Today's release of the Fed's monthly G.19 report on consumer credit highlighted that drop in card use. According to the G.19 report, revolving credit -- a category of loans made up almost entirely of credit card debt -- showed a 7.8 percent decline in December. Previously, the Fed had reported that revolving credit plunged in November 2008 at an annualized rate of 3.4 percent. However, that number was revised sharply lower in the current report to 8.5 percent. Overall, revolving debt fell to $963.5 billion from a total of $969.9 billion in November.
Meanwhile, nonrevolving credit fell 0.2 percent in December. That section of the report includes a variety of types of lending, primarily auto loans, student loans and loans for mobile homes, boats and trailers.

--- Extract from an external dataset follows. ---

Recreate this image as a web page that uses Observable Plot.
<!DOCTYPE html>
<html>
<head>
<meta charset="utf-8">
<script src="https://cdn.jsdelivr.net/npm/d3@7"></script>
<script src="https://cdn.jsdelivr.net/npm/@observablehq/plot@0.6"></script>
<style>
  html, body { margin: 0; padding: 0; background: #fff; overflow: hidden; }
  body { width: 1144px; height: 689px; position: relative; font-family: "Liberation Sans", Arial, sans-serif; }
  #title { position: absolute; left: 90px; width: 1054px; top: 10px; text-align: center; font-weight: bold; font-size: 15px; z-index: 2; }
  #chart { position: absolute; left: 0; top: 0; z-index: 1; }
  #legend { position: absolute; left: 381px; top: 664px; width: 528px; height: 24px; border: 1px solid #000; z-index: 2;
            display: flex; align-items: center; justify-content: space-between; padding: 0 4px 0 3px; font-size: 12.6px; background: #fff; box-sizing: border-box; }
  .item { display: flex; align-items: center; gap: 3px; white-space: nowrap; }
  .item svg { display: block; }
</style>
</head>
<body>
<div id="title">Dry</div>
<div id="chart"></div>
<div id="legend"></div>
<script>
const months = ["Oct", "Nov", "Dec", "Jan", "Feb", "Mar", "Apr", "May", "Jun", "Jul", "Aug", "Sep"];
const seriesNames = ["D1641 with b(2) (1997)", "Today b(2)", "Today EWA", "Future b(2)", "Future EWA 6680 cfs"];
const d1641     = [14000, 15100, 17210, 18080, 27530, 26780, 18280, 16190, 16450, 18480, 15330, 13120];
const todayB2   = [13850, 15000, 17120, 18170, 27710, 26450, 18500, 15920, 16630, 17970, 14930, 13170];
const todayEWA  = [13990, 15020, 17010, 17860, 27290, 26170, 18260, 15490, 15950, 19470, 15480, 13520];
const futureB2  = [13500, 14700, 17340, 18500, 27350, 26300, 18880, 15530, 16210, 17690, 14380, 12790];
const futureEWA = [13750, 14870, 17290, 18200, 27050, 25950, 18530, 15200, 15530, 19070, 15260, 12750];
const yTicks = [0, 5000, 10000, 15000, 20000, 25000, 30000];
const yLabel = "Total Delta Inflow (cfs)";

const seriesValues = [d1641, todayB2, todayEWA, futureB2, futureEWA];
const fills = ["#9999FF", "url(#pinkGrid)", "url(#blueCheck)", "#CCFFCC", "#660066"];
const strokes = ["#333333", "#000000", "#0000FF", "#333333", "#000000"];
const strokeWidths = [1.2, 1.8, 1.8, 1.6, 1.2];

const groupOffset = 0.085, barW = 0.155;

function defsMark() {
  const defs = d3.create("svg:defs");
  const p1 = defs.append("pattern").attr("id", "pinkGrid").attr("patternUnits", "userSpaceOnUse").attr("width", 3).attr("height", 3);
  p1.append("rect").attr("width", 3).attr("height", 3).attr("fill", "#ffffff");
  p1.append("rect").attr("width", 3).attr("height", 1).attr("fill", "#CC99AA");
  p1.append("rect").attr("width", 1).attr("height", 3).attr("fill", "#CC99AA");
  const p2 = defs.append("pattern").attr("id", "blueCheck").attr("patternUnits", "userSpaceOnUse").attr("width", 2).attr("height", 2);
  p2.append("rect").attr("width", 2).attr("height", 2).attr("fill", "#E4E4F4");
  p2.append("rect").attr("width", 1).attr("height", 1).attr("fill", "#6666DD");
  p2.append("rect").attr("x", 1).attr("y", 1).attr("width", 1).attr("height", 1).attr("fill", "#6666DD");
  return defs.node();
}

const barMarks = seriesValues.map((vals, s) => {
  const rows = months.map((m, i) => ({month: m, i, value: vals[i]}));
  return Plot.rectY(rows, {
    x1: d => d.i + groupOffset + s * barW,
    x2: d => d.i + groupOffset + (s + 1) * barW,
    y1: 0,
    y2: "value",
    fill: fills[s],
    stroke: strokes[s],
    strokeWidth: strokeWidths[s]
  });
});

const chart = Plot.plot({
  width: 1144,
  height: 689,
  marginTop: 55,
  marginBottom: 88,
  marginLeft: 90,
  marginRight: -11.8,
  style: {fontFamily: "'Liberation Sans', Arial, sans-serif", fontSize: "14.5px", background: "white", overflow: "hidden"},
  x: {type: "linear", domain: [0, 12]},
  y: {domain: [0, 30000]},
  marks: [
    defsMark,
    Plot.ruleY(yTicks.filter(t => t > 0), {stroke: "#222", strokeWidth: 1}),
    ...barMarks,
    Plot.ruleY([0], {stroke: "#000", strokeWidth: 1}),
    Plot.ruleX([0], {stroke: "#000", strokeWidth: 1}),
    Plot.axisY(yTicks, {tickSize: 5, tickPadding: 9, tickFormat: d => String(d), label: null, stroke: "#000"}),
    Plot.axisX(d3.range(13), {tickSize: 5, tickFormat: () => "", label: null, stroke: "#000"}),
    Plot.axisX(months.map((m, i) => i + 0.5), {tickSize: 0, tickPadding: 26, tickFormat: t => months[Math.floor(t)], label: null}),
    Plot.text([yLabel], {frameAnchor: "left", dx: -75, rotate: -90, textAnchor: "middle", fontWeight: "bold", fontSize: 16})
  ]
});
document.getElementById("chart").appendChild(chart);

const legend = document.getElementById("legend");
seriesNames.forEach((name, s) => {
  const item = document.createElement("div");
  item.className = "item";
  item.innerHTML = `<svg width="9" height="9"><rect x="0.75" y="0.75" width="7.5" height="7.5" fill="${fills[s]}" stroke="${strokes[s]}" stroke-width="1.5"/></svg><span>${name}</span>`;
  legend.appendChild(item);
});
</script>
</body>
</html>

Taken as a whole, consumer credit (revolving and nonrevolving) fell 3.1 percent to $2.562 trillion, a decrease from $2.569 trillion in the prior reading. It marked the fourth decline in the last five months.
Analysts say that poor consumer spending, including a lackluster holiday season, mean card balances were held in check. "We didn't really see a big jump in the spending numbers in December. I don't think the holiday season is going to be able to single-handedly reverse the trend of falling consumer revolving balances," Maher says. Others experts agree. "Not spending is a symptom. The disease is unemployment," says Tony Plath, professor of finance at the University of North Carolina at Charlotte.
Meanwhile, the latest Federal Reserve quarterly survey of senior loan officers shows that lenders have become stricter when it comes to extending credit.
Although consumers are almost certainly scaling back their use of credit cards, it is more difficult to predict whether they are paying down balances or simply revolving them from month to month. For the time being, balances appear to be largely holding steady. "The people who are working aren't adding to their balances and are paying down the balances that they have," Plath says.